Deux reporters écopent de sept ans de prison
Les hommes enquêtaient sur le massacre Rohingyas par l’armée birmane
RANGOUN | (AFP) Deux reporters de Reuters accusés d’« atteinte au secret d’état » pour avoir enquêté sur un massacre de musulmans rohingyas par l’armée en Birmanie ont été condamnés hier à sept ans de prison.
« Ayant tous deux porté atteinte au secret d’état, ils sont condamnés à sept ans de prison chacun », a déclaré le juge Ye Lwin, devant une salle d’audience pleine à craquer de journalistes et diplomates.
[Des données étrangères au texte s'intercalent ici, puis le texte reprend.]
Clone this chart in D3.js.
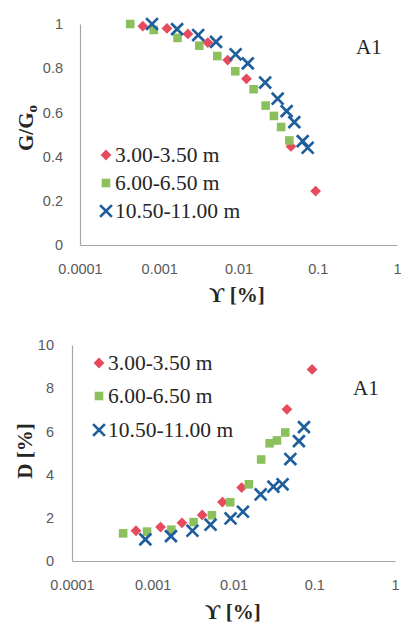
<!DOCTYPE html>
<html>
<head>
<meta charset="utf-8">
<script src="https://cdn.jsdelivr.net/npm/d3@7"></script>
<style>
  html, body { margin: 0; padding: 0; background: #ffffff; }
  svg { display: block; }
</style>
</head>
<body>
<svg id="chart" width="403" height="623"></svg>
<script>
// ---------------- data ----------------
const seriesNames = ["3.00-3.50 m", "6.00-6.50 m", "10.50-11.00 m"];
const panelLabel = "A1";

const xTickValues = [0.0001, 0.001, 0.01, 0.1, 1];
const xTickLabels = ["0.0001", "0.001", "0.01", "0.1", "1"];
const ggoTickValues = [0, 0.2, 0.4, 0.6, 0.8, 1];
const ggoTickLabels = ["0", "0.2", "0.4", "0.6", "0.8", "1"];
const dTickValues = [0, 2, 4, 6, 8, 10];
const dTickLabels = ["0", "2", "4", "6", "8", "10"];

// shear strain [%]
const gamma33  = [0.00062, 0.00125, 0.0023, 0.0041, 0.0073, 0.0126, 0.0459, 0.094];
const gamma60  = [0.00043, 0.00085, 0.0017, 0.0032, 0.0054, 0.0091, 0.0155, 0.022, 0.028, 0.0345, 0.0438];
const gamma105 = [0.00081, 0.00168, 0.0031, 0.0052, 0.0092, 0.0131, 0.0217, 0.0312, 0.0405, 0.0506, 0.0646, 0.0746];

// G/G0
const ggo33  = [0.99, 0.98, 0.955, 0.916, 0.837, 0.752, 0.446, 0.244];
const ggo60  = [1.0, 0.973, 0.937, 0.902, 0.855, 0.786, 0.705, 0.631, 0.584, 0.534, 0.473];
const ggo105 = [1.0, 0.977, 0.95, 0.919, 0.863, 0.822, 0.735, 0.662, 0.606, 0.556, 0.47, 0.44];

// Damping D [%]
const damp33  = [1.4, 1.57, 1.77, 2.13, 2.73, 3.4, 7.02, 8.87];
const damp60  = [1.28, 1.36, 1.45, 1.8, 2.12, 2.72, 3.55, 4.7, 5.45, 5.58, 5.95];
const damp105 = [1.0, 1.15, 1.4, 1.68, 1.97, 2.28, 3.08, 3.44, 3.55, 4.72, 5.55, 6.2];

// ---------------- style ----------------
const colors = ["#e64b5d", "#8cc05c", "#1f5e9c"];
const shapes = ["diamond", "square", "x"];
const tickFont = "'Liberation Sans', Arial, sans-serif";
const serif = "'Liberation Serif', 'Times New Roman', 'DejaVu Serif', serif";

const svg = d3.select("#chart");

function marker(g, shape, color) {
  if (shape === "diamond") {
    g.append("path").attr("d", d3.symbol(d3.symbolSquare, 58)())
      .attr("transform", "rotate(45)").attr("fill", color);
  } else if (shape === "square") {
    g.append("path").attr("d", d3.symbol(d3.symbolSquare, 74)()).attr("fill", color);
  } else {
    const r = 5.9;
    g.append("path").attr("d", `M${-r},${-r}L${r},${r}M${-r},${r}L${r},${-r}`)
      .attr("stroke", color).attr("stroke-width", 2.7).attr("fill", "none");
  }
}

function panel(cfg) {
  const x = d3.scaleLog().domain([1e-4, 1]).range([cfg.x0, cfg.x1]);
  const y = d3.scaleLinear().domain(cfg.yDomain).range([cfg.y0, cfg.y1]);
  const g = svg.append("g");

  // x axis
  const xa = g.append("g").attr("transform", `translate(0,${cfg.y0})`)
    .call(d3.axisBottom(x).tickValues(xTickValues).tickSize(0).tickPadding(19)
      .tickFormat((d, i) => xTickLabels[i]));
  xa.select(".domain").attr("stroke", "#a6a6a6").attr("stroke-width", 1.2);
  xa.selectAll("text").attr("font-family", tickFont).attr("font-size", 14.5).attr("fill", "#595959");

  // y axis
  const ya = g.append("g").attr("transform", `translate(${cfg.x0},0)`)
    .call(d3.axisLeft(y).tickValues(cfg.yTicks).tickSize(0).tickPadding(cfg.yPad)
      .tickFormat((d, i) => cfg.yLabels[i]));
  ya.select(".domain").attr("stroke", "#a6a6a6").attr("stroke-width", 1.2);
  ya.selectAll("text").attr("font-family", tickFont).attr("font-size", 14.5).attr("fill", "#595959");

  // points
  cfg.series.forEach((s, k) => {
    s.xs.forEach((xv, i) => {
      const m = g.append("g").attr("transform", `translate(${x(xv)},${y(s.ys[i])})`);
      marker(m, shapes[k], colors[k]);
    });
  });

  // legend
  seriesNames.forEach((name, k) => {
    const ly = cfg.legY[k];
    const m = g.append("g").attr("transform", `translate(${cfg.legX},${ly})`);
    marker(m, shapes[k], colors[k]);
    g.append("text").attr("x", cfg.legX + 9).attr("y", ly + 7)
      .attr("font-family", serif).attr("font-size", 21.5).attr("fill", "#262626")
      .text(name);
  });

  // panel label
  g.append("text").attr("x", cfg.labX).attr("y", cfg.labY)
    .attr("font-family", serif).attr("font-size", 21).attr("fill", "#262626")
    .text(panelLabel);

  // x title
  g.append("text").attr("x", cfg.xtX).attr("y", cfg.xtY).attr("text-anchor", "middle")
    .attr("font-family", serif).attr("font-size", 21).attr("font-weight", "bold").attr("fill", "#262626")
    .text("ϒ [%]");

  // y title
  const yt = g.append("text").attr("transform", `translate(${cfg.ytX},${cfg.ytY}) rotate(-90)`)
    .attr("text-anchor", "middle")
    .attr("font-family", serif).attr("font-size", 21).attr("font-weight", "bold").attr("fill", "#262626");
  cfg.yTitle(yt);
}

panel({
  x0: 80, x1: 397, y0: 245, y1: 24, yDomain: [0, 1],
  yTicks: ggoTickValues, yLabels: ggoTickLabels, yPad: 17,
  series: [
    { xs: gamma33, ys: ggo33 },
    { xs: gamma60, ys: ggo60 },
    { xs: gamma105, ys: ggo105 }
  ],
  legX: 106, legY: [155, 183, 211],
  labX: 356, labY: 54,
  xtX: 237, xtY: 302,
  ytX: 33, ytY: 128,
  yTitle: t => {
    t.append("tspan").text("G/G");
    t.append("tspan").attr("font-size", 15).attr("dy", 4).text("o");
  }
});

panel({
  x0: 72, x1: 395, y0: 561, y1: 345, yDomain: [0, 10],
  yTicks: dTickValues, yLabels: dTickLabels, yPad: 18,
  series: [
    { xs: gamma33, ys: damp33 },
    { xs: gamma60, ys: damp60 },
    { xs: gamma105, ys: damp105 }
  ],
  legX: 99, legY: [363, 396, 430],
  labX: 353, labY: 395,
  xtX: 233, xtY: 619,
  ytX: 32, ytY: 451,
  yTitle: t => { t.text("D [%]"); }
});
</script>
</body>
</html>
Cette condamnation est un coup dur pour la liberté de la presse, malmenée en Birmanie malgré les espoirs suscités par l’arrivée au pouvoir d’aung san Suu Kyi en 2016.
PROCÈS CONTROVERSÉ
Wa Lone, 32 ans, et Kyaw Soe Oo, 28 ans, en détention préventive depuis décembre 2017, risquaient une peine de 14 ans de prison au terme de ce procès très controversé, dans un pays où l’indépendance de la justice est sujette à caution.
« Le gouvernement peut bien nous emprisonner… mais ne fermez pas les yeux et les oreilles du peuple », a lancé Kyaw Soe Oo à la foule de journalistes présents devant le tribunal, avant d’être poussé à bord d’un fourgon, en direction de la prison. Sa femme s’était effondrée en larmes à l’énoncé du verdict.
RÉACTIONS INTERNATIONALES
Les réactions internationales ne se sont pas fait attendre à la suite de l’annonce du verdict hier.
La Haute-commissaire de L’ONU aux droits de l’homme Michelle Bachelet a demandé au gouvernement birman de libérer « immédiatement » les deux journalistes et a dénoncé une « une parodie de justice ».
L’union européenne a aussi appelé à leur « libération i mmédiate et inconditionnelle ».
Les États-unis ont exhorté le gouvernement de Birmanie « à mettre fin aux poursuites arbitraires contre les journalistes qui font leur travail ».
« Nous demandons la libération immédiate des journalistes », a déclaré Mark Field, le secrétaire d’état britannique aux Affaires étrangères, chargé de l’asie. « C’est un jour sombre pour la Birmanie », a-t-il estimé.
La France a « déploré » cette condamnation, la qualifiant de « sérieuse atteinte à la liberté de la presse et à l’état de droit » en Birmanie.
À OTTAWA
Hier, le Canada s’est joint à la communauté internationale pour réclamer la libération immédiate des deux reporters, estimant que le verdict « mine les efforts » du peuple birman pour parvenir à la démocratie.
« Le Canada est profondément déçu par la décision des tribunaux du Myanmar », a déclaré la ministre des Affaires étrangères Chrystia Freeland dans un communiqué, soulignant que « ce verdict porte un coup dur à l’état de droit […] et mine les efforts du peuple du Myanmar qui lutte depuis des décennies pour la démocratie ».
L’envoyé spécial du gouvernement canadien Bob Rae a dénoncé de son côté « une parodie de justice ».